Journalist report, 02/23/17 – Sol 11: Mid-rotation.
Today’s EVA was supposed to be quick: they had to bury the seismometer a bit deeper, explore the north of the map, to test the sextant, before going back to do a few tasks around the hab. We started a bit later today, because we planned our EVA for 9:30 instead of 9:00, the objectives being light. It was led by Victoria, followed by Arthur, Mouâdh and Xavier, who shot today’s outdoor photos. They started by going south, to fix the seismometer, which sensor had moved because it was touching its shield. It took less than half an hour to dig a deeper hole in the ground, and then to attach its cable back. At the same time, Arthur was using his sextant in this known location to check the coordinates it gave to him. By the way, we use a sextant, the former marine instrument, because a compass would not work on Mars, where the magnetic field is not stable.
The team then went north, to explore this region we had not visited yet, and to have new results for the sextant, that Arthur checked after, in the hab, with the map.
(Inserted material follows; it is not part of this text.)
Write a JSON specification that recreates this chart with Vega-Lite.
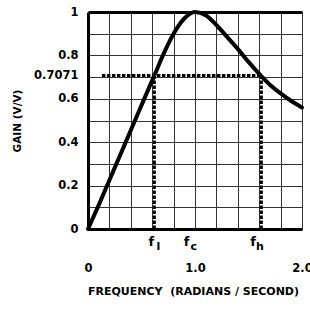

According to the photos they showed us, the weather was nice, and the landscapes were beautiful. They remained there for less than an hour, before coming back. At the same time, Victoria mandated me to take care of the plants in the greenhab. It is the first time I did it, and it was very pleasant to be alone for a while in the little module, surrounded by plants. The desert is very dry, so that even during EVAs, we never see any tree, or any big plant, only a few burnt grass, but nothing green. This is why having the Vegidair in the living room is also pleasant: we regularly check the lettuces growing there, and it is a good feeling to know that we are not the only things alive in the neighbourhood.
The EVA ended up with the crew removing the plastic from the wall we built almost two weeks ago. The strong wind from the past few days damaged it a lot, so that its cover was at the time hanging only due to three surviving clips and a little rope. The metallic structure was very resistant, but the plastic covering it was too weak to support the wind. We may try to repair it during an EVA, but it seems hard, because of the precision it requires. We now will have to close our eyes when we leave the hab to reach other modules not to see the landscape…
Tomorrow, wind is supposed to calm down at least in the morning, so that we may use the balloon during the EVA, even if we might not leave it for 24 hours, Louis will also bring the connected glasses for a second test. I will be part of it, and hope that the weather does not restraint us another time.